══ INFORMATION PROVIDED ══
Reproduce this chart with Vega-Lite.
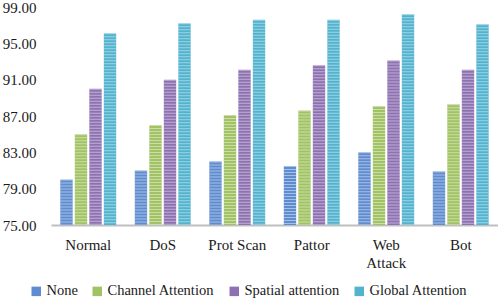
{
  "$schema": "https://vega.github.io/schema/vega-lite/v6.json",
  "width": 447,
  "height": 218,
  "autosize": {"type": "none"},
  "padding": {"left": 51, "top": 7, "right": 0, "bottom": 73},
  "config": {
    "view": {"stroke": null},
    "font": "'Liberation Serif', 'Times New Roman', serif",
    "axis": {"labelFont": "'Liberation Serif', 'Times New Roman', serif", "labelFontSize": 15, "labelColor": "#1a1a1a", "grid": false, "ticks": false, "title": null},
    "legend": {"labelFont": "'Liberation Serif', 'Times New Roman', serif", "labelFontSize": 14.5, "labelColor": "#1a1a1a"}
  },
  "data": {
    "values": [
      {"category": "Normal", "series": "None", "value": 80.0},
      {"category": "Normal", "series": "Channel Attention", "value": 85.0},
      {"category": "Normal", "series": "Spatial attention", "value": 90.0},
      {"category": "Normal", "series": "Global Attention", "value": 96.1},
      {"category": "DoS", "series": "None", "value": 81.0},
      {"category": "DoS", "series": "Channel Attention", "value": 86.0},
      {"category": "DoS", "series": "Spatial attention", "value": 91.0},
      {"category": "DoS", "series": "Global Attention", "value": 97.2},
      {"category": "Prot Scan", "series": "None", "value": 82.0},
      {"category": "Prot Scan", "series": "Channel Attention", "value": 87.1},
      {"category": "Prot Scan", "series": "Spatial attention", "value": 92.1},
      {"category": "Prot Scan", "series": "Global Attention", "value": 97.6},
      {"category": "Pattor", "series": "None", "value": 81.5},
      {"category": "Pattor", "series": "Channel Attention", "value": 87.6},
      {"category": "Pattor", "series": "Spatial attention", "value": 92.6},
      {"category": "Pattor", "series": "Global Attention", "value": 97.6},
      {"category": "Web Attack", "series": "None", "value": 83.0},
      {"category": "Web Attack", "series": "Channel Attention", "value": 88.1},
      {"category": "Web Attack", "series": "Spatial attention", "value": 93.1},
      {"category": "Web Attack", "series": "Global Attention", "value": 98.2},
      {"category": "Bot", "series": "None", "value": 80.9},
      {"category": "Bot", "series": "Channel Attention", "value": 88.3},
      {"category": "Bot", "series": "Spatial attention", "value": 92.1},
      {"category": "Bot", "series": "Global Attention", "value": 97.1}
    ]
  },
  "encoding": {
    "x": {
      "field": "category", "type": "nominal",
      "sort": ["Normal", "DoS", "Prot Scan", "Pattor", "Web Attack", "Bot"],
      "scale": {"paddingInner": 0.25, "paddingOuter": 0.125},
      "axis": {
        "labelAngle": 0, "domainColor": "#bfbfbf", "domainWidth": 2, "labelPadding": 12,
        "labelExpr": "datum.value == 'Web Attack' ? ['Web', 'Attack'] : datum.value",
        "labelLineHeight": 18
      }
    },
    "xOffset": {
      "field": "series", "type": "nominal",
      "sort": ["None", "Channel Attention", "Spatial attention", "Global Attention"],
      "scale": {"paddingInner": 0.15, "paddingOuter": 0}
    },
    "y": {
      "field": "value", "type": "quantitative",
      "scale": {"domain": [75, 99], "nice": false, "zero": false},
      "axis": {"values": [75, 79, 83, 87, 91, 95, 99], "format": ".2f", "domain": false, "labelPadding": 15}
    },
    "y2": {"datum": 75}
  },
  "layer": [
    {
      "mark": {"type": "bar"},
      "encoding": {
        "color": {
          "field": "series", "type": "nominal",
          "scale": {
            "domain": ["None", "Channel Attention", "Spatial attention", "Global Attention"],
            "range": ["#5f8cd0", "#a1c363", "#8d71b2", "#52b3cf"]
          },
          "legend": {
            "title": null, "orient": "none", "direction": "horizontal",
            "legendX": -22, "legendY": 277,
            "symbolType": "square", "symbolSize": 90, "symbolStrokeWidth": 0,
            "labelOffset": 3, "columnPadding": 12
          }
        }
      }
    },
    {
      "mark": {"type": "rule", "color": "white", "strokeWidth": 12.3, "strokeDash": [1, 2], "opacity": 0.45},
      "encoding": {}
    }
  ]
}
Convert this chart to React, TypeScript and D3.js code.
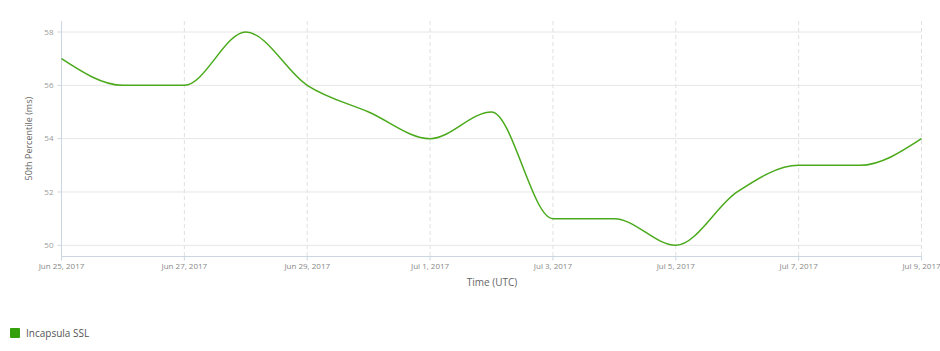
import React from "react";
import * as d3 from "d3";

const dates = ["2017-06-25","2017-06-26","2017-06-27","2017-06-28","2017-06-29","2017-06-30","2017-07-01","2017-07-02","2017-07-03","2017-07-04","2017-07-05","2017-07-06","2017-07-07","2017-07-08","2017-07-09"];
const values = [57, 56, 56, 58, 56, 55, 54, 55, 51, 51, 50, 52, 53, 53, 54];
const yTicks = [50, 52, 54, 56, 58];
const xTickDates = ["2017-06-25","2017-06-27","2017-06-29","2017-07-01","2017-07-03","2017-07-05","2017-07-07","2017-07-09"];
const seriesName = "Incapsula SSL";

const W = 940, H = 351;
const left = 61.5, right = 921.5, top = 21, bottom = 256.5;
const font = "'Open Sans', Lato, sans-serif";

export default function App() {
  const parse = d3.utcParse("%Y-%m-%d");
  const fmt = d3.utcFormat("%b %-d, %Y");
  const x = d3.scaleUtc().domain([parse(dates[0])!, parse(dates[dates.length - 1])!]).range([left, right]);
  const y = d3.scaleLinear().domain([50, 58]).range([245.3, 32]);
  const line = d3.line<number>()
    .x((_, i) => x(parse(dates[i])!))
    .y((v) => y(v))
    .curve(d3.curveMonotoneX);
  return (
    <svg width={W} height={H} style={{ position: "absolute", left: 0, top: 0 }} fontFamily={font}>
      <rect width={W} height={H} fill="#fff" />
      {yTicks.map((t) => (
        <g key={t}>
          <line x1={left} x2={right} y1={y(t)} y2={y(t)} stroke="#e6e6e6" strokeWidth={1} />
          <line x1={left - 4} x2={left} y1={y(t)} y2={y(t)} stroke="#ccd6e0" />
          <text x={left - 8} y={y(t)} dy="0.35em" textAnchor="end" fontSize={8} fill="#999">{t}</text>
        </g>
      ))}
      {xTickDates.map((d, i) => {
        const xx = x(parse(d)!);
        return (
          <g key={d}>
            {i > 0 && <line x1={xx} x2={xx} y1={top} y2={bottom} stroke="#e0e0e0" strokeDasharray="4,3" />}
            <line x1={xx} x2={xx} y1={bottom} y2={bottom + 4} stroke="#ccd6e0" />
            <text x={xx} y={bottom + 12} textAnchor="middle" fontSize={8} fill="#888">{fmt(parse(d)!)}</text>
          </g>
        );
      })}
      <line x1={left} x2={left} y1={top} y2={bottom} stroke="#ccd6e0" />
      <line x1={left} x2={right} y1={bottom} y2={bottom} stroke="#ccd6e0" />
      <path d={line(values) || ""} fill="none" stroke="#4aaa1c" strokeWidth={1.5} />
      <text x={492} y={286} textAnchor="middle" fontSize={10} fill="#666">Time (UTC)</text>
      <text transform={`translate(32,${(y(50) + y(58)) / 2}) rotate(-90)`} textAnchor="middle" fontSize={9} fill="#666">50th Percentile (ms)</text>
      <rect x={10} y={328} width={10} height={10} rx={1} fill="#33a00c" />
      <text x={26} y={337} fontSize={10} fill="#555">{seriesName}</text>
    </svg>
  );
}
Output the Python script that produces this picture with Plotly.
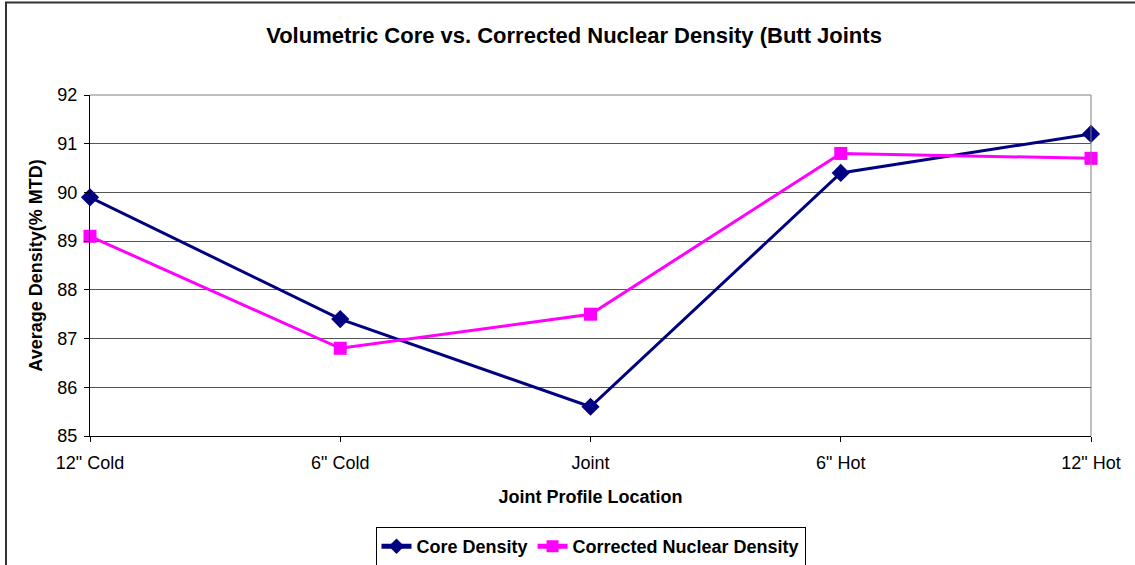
═══
DIRECTIONS FOR THIS TASK –
Above are records with pictures. Reproduce exactly only the lines from the line with "Convert this chart" through the line with "import * as", both ends included, and leave the pictures out.

RESPONSE –
Convert this chart to React, TypeScript and D3.js code.
import React from "react";
import * as d3 from "d3";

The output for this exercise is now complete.